**Set exercise**
Transcribe the listing that follows in full, omitting pictures.

# # #

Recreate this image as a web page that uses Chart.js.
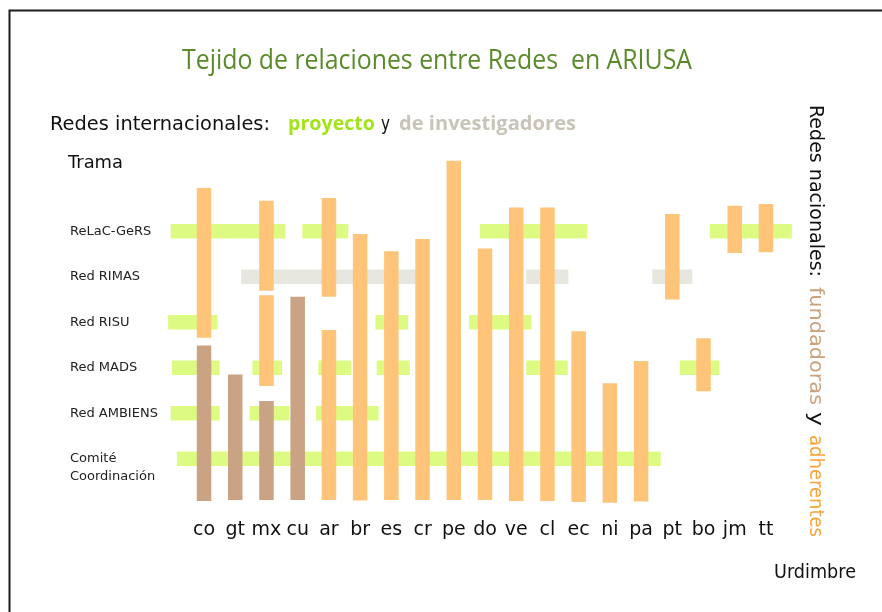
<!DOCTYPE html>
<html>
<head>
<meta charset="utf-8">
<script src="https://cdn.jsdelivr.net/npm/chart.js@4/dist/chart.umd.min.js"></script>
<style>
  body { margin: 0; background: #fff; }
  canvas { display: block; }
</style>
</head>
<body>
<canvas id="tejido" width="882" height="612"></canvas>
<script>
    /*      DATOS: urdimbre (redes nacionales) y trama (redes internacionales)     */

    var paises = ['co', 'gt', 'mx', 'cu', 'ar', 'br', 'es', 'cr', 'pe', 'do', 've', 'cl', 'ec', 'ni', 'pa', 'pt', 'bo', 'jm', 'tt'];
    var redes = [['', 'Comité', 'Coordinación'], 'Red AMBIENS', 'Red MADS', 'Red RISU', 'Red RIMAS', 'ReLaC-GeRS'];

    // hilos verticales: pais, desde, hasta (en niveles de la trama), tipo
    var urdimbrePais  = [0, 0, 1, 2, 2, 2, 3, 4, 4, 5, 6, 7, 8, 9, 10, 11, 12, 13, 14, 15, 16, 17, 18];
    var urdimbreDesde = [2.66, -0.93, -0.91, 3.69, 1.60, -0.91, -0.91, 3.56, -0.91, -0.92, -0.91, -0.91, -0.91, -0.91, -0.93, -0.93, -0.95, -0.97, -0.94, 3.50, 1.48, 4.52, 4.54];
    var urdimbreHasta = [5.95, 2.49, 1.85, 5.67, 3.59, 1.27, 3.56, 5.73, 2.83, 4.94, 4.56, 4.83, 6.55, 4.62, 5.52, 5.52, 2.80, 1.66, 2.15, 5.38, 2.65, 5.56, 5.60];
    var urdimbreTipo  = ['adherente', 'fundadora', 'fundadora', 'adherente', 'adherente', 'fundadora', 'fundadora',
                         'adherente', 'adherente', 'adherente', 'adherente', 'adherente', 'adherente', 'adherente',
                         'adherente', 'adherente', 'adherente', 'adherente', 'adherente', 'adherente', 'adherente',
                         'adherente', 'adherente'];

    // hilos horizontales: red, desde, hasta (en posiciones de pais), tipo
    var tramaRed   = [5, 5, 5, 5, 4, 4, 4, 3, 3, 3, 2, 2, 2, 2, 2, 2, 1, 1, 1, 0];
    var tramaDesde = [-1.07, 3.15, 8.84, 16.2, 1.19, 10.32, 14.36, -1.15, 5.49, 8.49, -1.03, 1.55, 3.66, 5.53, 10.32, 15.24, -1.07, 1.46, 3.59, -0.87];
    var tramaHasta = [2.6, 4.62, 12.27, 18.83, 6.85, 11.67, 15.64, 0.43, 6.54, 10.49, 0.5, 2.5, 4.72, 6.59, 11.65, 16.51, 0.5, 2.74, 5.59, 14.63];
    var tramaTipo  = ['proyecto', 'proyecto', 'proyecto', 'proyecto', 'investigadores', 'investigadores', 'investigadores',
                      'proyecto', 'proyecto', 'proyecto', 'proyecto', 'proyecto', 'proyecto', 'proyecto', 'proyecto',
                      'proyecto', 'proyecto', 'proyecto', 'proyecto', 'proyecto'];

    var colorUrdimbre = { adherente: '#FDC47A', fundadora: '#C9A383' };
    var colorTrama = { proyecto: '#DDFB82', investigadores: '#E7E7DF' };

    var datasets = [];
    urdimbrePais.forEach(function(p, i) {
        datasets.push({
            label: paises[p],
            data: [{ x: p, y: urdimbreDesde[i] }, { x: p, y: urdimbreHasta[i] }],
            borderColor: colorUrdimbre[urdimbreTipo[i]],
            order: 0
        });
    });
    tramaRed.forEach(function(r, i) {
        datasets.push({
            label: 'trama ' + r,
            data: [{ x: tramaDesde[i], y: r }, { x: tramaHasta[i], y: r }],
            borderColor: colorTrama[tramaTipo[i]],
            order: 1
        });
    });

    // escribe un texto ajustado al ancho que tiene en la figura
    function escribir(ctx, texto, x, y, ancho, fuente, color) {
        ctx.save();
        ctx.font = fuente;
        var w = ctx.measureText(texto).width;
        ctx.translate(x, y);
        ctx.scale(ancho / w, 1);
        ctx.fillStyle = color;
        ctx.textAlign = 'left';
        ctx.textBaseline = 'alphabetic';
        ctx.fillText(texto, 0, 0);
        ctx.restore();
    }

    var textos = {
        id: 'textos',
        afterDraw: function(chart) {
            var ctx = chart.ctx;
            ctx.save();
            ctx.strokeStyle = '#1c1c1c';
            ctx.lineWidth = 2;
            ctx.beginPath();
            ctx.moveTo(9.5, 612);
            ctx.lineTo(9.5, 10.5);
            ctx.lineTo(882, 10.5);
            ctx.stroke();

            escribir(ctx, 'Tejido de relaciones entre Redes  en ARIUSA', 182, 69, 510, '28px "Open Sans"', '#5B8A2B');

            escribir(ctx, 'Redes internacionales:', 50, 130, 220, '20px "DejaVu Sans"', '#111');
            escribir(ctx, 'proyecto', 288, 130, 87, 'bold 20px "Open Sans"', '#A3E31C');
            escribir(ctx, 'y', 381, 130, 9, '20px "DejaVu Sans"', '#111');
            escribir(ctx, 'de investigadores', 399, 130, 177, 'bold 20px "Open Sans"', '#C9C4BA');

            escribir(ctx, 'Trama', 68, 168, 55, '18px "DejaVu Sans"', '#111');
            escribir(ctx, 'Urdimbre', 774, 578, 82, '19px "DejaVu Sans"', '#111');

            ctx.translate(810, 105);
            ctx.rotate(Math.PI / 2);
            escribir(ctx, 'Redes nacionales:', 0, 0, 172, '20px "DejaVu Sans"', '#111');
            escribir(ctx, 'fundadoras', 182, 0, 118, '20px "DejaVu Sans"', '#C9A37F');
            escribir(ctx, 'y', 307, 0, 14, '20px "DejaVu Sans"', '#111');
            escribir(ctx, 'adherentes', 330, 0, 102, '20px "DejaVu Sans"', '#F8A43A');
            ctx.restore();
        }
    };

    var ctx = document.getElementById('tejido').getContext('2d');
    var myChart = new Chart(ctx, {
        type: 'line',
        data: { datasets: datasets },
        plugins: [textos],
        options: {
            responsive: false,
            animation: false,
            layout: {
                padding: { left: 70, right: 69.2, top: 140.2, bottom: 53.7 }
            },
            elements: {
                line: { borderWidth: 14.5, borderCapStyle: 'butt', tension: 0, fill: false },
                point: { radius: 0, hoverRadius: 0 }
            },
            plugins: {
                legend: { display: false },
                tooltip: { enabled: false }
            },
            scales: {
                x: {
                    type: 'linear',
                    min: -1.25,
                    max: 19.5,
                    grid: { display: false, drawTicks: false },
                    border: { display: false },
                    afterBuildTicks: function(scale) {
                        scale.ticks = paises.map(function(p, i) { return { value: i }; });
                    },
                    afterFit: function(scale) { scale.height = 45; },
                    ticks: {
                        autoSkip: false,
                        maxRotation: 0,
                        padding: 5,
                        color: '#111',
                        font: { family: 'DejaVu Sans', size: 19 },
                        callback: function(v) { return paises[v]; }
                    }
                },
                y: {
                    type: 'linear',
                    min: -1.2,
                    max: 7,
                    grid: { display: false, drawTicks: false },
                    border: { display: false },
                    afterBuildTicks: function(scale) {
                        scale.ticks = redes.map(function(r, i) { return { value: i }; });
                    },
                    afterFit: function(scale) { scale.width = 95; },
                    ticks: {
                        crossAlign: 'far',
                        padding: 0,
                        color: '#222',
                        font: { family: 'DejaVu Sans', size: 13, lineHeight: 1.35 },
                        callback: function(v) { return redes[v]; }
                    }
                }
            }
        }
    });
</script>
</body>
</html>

# # #

**Result**
Recreate this image as a web page that uses Chart.js.
<!DOCTYPE html>
<html>
<head>
<meta charset="utf-8">
<script src="https://cdn.jsdelivr.net/npm/chart.js@4/dist/chart.umd.min.js"></script>
<style>
  body { margin: 0; background: #fff; }
  canvas { display: block; }
</style>
</head>
<body>
<canvas id="tejido" width="882" height="612"></canvas>
<script>
    /*      DATOS: urdimbre (redes nacionales) y trama (redes internacionales)     */

    var paises = ['co', 'gt', 'mx', 'cu', 'ar', 'br', 'es', 'cr', 'pe', 'do', 've', 'cl', 'ec', 'ni', 'pa', 'pt', 'bo', 'jm', 'tt'];
    var redes = [['', 'Comité', 'Coordinación'], 'Red AMBIENS', 'Red MADS', 'Red RISU', 'Red RIMAS', 'ReLaC-GeRS'];

    // hilos verticales: pais, desde, hasta (en niveles de la trama), tipo
    var urdimbrePais  = [0, 0, 1, 2, 2, 2, 3, 4, 4, 5, 6, 7, 8, 9, 10, 11, 12, 13, 14, 15, 16, 17, 18];
    var urdimbreDesde = [2.66, -0.93, -0.91, 3.69, 1.60, -0.91, -0.91, 3.56, -0.91, -0.92, -0.91, -0.91, -0.91, -0.91, -0.93, -0.93, -0.95, -0.97, -0.94, 3.50, 1.48, 4.52, 4.54];
    var urdimbreHasta = [5.95, 2.49, 1.85, 5.67, 3.59, 1.27, 3.56, 5.73, 2.83, 4.94, 4.56, 4.83, 6.55, 4.62, 5.52, 5.52, 2.80, 1.66, 2.15, 5.38, 2.65, 5.56, 5.60];
    var urdimbreTipo  = ['adherente', 'fundadora', 'fundadora', 'adherente', 'adherente', 'fundadora', 'fundadora',
                         'adherente', 'adherente', 'adherente', 'adherente', 'adherente', 'adherente', 'adherente',
                         'adherente', 'adherente', 'adherente', 'adherente', 'adherente', 'adherente', 'adherente',
                         'adherente', 'adherente'];

    // hilos horizontales: red, desde, hasta (en posiciones de pais), tipo
    var tramaRed   = [5, 5, 5, 5, 4, 4, 4, 3, 3, 3, 2, 2, 2, 2, 2, 2, 1, 1, 1, 0];
    var tramaDesde = [-1.07, 3.15, 8.84, 16.2, 1.19, 10.32, 14.36, -1.15, 5.49, 8.49, -1.03, 1.55, 3.66, 5.53, 10.32, 15.24, -1.07, 1.46, 3.59, -0.87];
    var tramaHasta = [2.6, 4.62, 12.27, 18.83, 6.85, 11.67, 15.64, 0.43, 6.54, 10.49, 0.5, 2.5, 4.72, 6.59, 11.65, 16.51, 0.5, 2.74, 5.59, 14.63];
    var tramaTipo  = ['proyecto', 'proyecto', 'proyecto', 'proyecto', 'investigadores', 'investigadores', 'investigadores',
                      'proyecto', 'proyecto', 'proyecto', 'proyecto', 'proyecto', 'proyecto', 'proyecto', 'proyecto',
                      'proyecto', 'proyecto', 'proyecto', 'proyecto', 'proyecto'];

    var colorUrdimbre = { adherente: '#FDC47A', fundadora: '#C9A383' };
    var colorTrama = { proyecto: '#DDFB82', investigadores: '#E7E7DF' };

    var datasets = [];
    urdimbrePais.forEach(function(p, i) {
        datasets.push({
            label: paises[p],
            data: [{ x: p, y: urdimbreDesde[i] }, { x: p, y: urdimbreHasta[i] }],
            borderColor: colorUrdimbre[urdimbreTipo[i]],
            order: 0
        });
    });
    tramaRed.forEach(function(r, i) {
        datasets.push({
            label: 'trama ' + r,
            data: [{ x: tramaDesde[i], y: r }, { x: tramaHasta[i], y: r }],
            borderColor: colorTrama[tramaTipo[i]],
            order: 1
        });
    });

    // escribe un texto ajustado al ancho que tiene en la figura
    function escribir(ctx, texto, x, y, ancho, fuente, color) {
        ctx.save();
        ctx.font = fuente;
        var w = ctx.measureText(texto).width;
        ctx.translate(x, y);
        ctx.scale(ancho / w, 1);
        ctx.fillStyle = color;
        ctx.textAlign = 'left';
        ctx.textBaseline = 'alphabetic';
        ctx.fillText(texto, 0, 0);
        ctx.restore();
    }

    var textos = {
        id: 'textos',
        afterDraw: function(chart) {
            var ctx = chart.ctx;
            ctx.save();
            ctx.strokeStyle = '#1c1c1c';
            ctx.lineWidth = 2;
            ctx.beginPath();
            ctx.moveTo(9.5, 612);
            ctx.lineTo(9.5, 10.5);
            ctx.lineTo(882, 10.5);
            ctx.stroke();

            escribir(ctx, 'Tejido de relaciones entre Redes  en ARIUSA', 182, 69, 510, '28px "Open Sans"', '#5B8A2B');

            escribir(ctx, 'Redes internacionales:', 50, 130, 220, '20px "DejaVu Sans"', '#111');
            escribir(ctx, 'proyecto', 288, 130, 87, 'bold 20px "Open Sans"', '#A3E31C');
            escribir(ctx, 'y', 381, 130, 9, '20px "DejaVu Sans"', '#111');
            escribir(ctx, 'de investigadores', 399, 130, 177, 'bold 20px "Open Sans"', '#C9C4BA');

            escribir(ctx, 'Trama', 68, 168, 55, '18px "DejaVu Sans"', '#111');
            escribir(ctx, 'Urdimbre', 774, 578, 82, '19px "DejaVu Sans"', '#111');

            ctx.translate(810, 105);
            ctx.rotate(Math.PI / 2);
            escribir(ctx, 'Redes nacionales:', 0, 0, 172, '20px "DejaVu Sans"', '#111');
            escribir(ctx, 'fundadoras', 182, 0, 118, '20px "DejaVu Sans"', '#C9A37F');
            escribir(ctx, 'y', 307, 0, 14, '20px "DejaVu Sans"', '#111');
            escribir(ctx, 'adherentes', 330, 0, 102, '20px "DejaVu Sans"', '#F8A43A');
            ctx.restore();
        }
    };

    var ctx = document.getElementById('tejido').getContext('2d');
    var myChart = new Chart(ctx, {
        type: 'line',
        data: { datasets: datasets },
        plugins: [textos],
        options: {
            responsive: false,
            animation: false,
            layout: {
                padding: { left: 70, right: 69.2, top: 140.2, bottom: 53.7 }
            },
            elements: {
                line: { borderWidth: 14.5, borderCapStyle: 'butt', tension: 0, fill: false },
                point: { radius: 0, hoverRadius: 0 }
            },
            plugins: {
                legend: { display: false },
                tooltip: { enabled: false }
            },
            scales: {
                x: {
                    type: 'linear',
                    min: -1.25,
                    max: 19.5,
                    grid: { display: false, drawTicks: false },
                    border: { display: false },
                    afterBuildTicks: function(scale) {
                        scale.ticks = paises.map(function(p, i) { return { value: i }; });
                    },
                    afterFit: function(scale) { scale.height = 45; },
                    ticks: {
                        autoSkip: false,
                        maxRotation: 0,
                        padding: 5,
                        color: '#111',
                        font: { family: 'DejaVu Sans', size: 19 },
                        callback: function(v) { return paises[v]; }
                    }
                },
                y: {
                    type: 'linear',
                    min: -1.2,
                    max: 7,
                    grid: { display: false, drawTicks: false },
                    border: { display: false },
                    afterBuildTicks: function(scale) {
                        scale.ticks = redes.map(function(r, i) { return { value: i }; });
                    },
                    afterFit: function(scale) { scale.width = 95; },
                    ticks: {
                        crossAlign: 'far',
                        padding: 0,
                        color: '#222',
                        font: { family: 'DejaVu Sans', size: 13, lineHeight: 1.35 },
                        callback: function(v) { return redes[v]; }
                    }
                }
            }
        }
    });
</script>
</body>
</html>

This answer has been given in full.